In this work we address the identification of (2D) spatial-temporal dynamical systems described by the Vector-AutoRegressive (VAR) form. Modeling large-scale networks has been studied so far assuming different structures to alleviate the computational requirements, for example using sparsity in the interconnection pattern, [1]. A data-sparse structure has been investigated in [2] to model 1D strings of interconnected subsystems. The so-called Sequentially Semi-Separable (SSS) structure represents each of the subsystem in a 1D array with a mixed causal anti-causal linear time varying model which shares unknown interconnections with the closest neighbors. A data-sparse representation may not be achieved as the dimension grow as modeling multi-dimensional systems within the SSS framework requires an exponential number of parameters.

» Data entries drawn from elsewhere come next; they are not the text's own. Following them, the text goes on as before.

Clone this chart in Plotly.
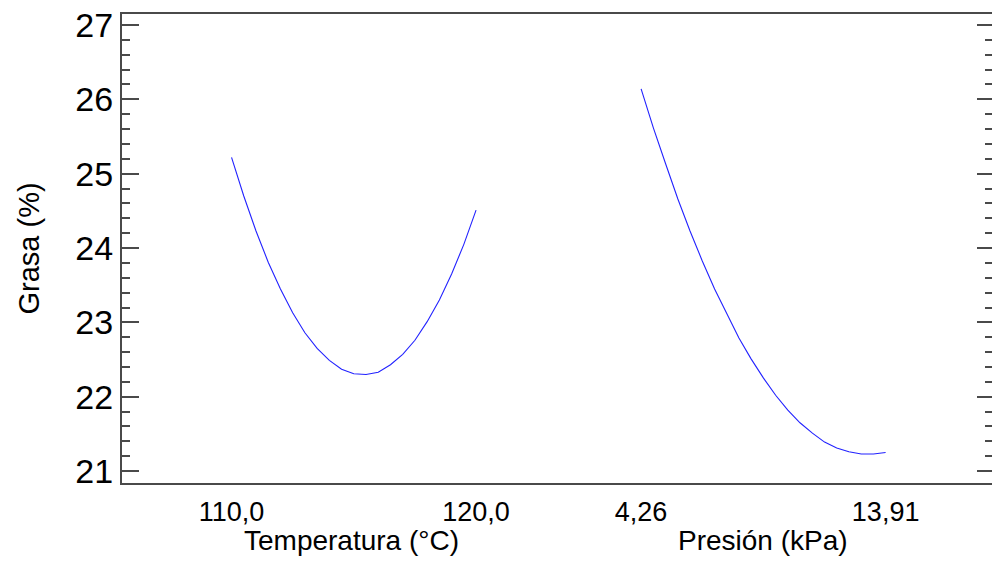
import plotly.graph_objects as go

# ---- data ----
temp_vals = [110.0, 110.5, 111.0, 111.5, 112.0, 112.5, 113.0, 113.5, 114.0, 114.5, 115.0,
             115.5, 116.0, 116.5, 117.0, 117.5, 118.0, 118.5, 119.0, 119.5, 120.0]
grasa_temp = [25.22, 24.70, 24.23, 23.81, 23.45, 23.13, 22.86, 22.65, 22.49, 22.37, 22.31,
              22.30, 22.33, 22.43, 22.57, 22.76, 23.01, 23.30, 23.65, 24.05, 24.51]

pres_vals = [4.26, 4.74, 5.23, 5.71, 6.19, 6.67, 7.16, 7.64, 8.12, 8.60, 9.09,
             9.57, 10.05, 10.53, 11.02, 11.50, 11.98, 12.46, 12.95, 13.43, 13.91]
grasa_pres = [26.14, 25.62, 25.13, 24.66, 24.23, 23.83, 23.45, 23.11, 22.79, 22.51, 22.25,
              22.02, 21.82, 21.65, 21.51, 21.39, 21.31, 21.26, 21.23, 21.23, 21.25]

temp_ticks = [110.0, 120.0]
temp_ticklabels = ["110,0", "120,0"]
pres_ticks = [4.26, 13.91]
pres_ticklabels = ["4,26", "13,91"]

y_ticks = [21, 22, 23, 24, 25, 26, 27]

# ---- map each factor onto its own panel of a shared x axis ----
PRES_OFFSET = 1.675


def t_pos(t):
    return (t - temp_ticks[0]) / (temp_ticks[1] - temp_ticks[0])


def p_pos(p):
    return PRES_OFFSET + (p - pres_ticks[0]) / (pres_ticks[1] - pres_ticks[0])


FONT = "Arial"
LINE_COLOR = "#4a4a4a"

fig = go.Figure()
fig.add_trace(go.Scatter(x=[t_pos(t) for t in temp_vals], y=grasa_temp, mode="lines",
                         line=dict(color="#2222ff", width=1.1), showlegend=False,
                         hoverinfo="skip"))
fig.add_trace(go.Scatter(x=[p_pos(p) for p in pres_vals], y=grasa_pres, mode="lines",
                         line=dict(color="#2222ff", width=1.1), showlegend=False,
                         hoverinfo="skip"))
# invisible trace to activate right-side tick axis
fig.add_trace(go.Scatter(x=[t_pos(temp_vals[0])], y=[grasa_temp[0]], yaxis="y2",
                         mode="markers", marker=dict(opacity=0), showlegend=False,
                         hoverinfo="skip"))

yr = [20.84, 27.148]
xr = [-0.448, 3.110]

fig.update_layout(
    width=992, height=564,
    margin=dict(l=122, r=0, t=14, b=81),
    paper_bgcolor="white", plot_bgcolor="white",
    font=dict(family=FONT, color="black"),
    xaxis=dict(
        range=xr, showgrid=False, zeroline=False,
        showline=True, linecolor=LINE_COLOR, linewidth=2, mirror=True,
        ticks="",
        tickvals=[t_pos(v) for v in temp_ticks] + [p_pos(v) for v in pres_ticks],
        ticktext=temp_ticklabels + pres_ticklabels,
        tickfont=dict(size=27, family=FONT, color="black"),
        ticklabelstandoff=4,
    ),
    yaxis=dict(
        range=yr, showgrid=False, zeroline=False,
        showline=True, linecolor=LINE_COLOR, linewidth=2,
        ticks="inside", ticklen=17, tickwidth=2, tickcolor=LINE_COLOR,
        tickvals=y_ticks, ticktext=[str(v) for v in y_ticks],
        tickfont=dict(size=34, family=FONT, color="black"),
        minor=dict(dtick=0.2, ticks="inside", ticklen=8, tickwidth=2, tickcolor=LINE_COLOR),
    ),
    yaxis2=dict(
        range=yr, overlaying="y", side="right", anchor="x",
        showgrid=False, zeroline=False, showline=False,
        ticks="inside", ticklen=15, tickwidth=2, tickcolor=LINE_COLOR,
        tickvals=y_ticks, showticklabels=False,
        minor=dict(dtick=0.2, ticks="inside", ticklen=7, tickwidth=2, tickcolor=LINE_COLOR),
    ),
)

fig.add_annotation(text="Grasa (%)", x=-0.108, y=0.5, xref="paper", yref="paper",
                   xanchor="center", yanchor="middle", textangle=-90, showarrow=False,
                   font=dict(size=29, family=FONT, color="black"))
fig.add_annotation(text="Temperatura (°C)", x=t_pos(114.9), y=-0.123, xref="x", yref="paper",
                   yanchor="middle", showarrow=False,
                   font=dict(size=28, family=FONT, color="black"))
fig.add_annotation(text="Presión (kPa)", x=p_pos((pres_ticks[0] + pres_ticks[1]) / 2),
                   y=-0.123, xref="x", yref="paper", yanchor="middle", showarrow=False,
                   font=dict(size=28, family=FONT, color="black"))

fig.write_html("out.html")
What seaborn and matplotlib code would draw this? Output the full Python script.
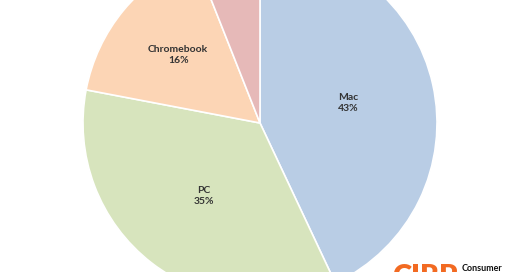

To overcome this curse of dimensionality, we present in this work a new class of
structured matrices to model 2D spatial-temporal systems. The class of Kronecker networks is first introduced and the identification of Vector Auto-Regressive models is subsequently addressed within this framework. Such a Kronecker structure leads to high data compression and benefits from the efficient linear algebra operations as described in [3]. The challenge lies in deriving algorithms that are, on the one hand, scalable in terms of data storage as well as in terms of computational complexity in identifying and using these models, e.g in subsequent control design, and on the other hand, that still ensures similar prediction performances compared to the unstructured least-squares estimates.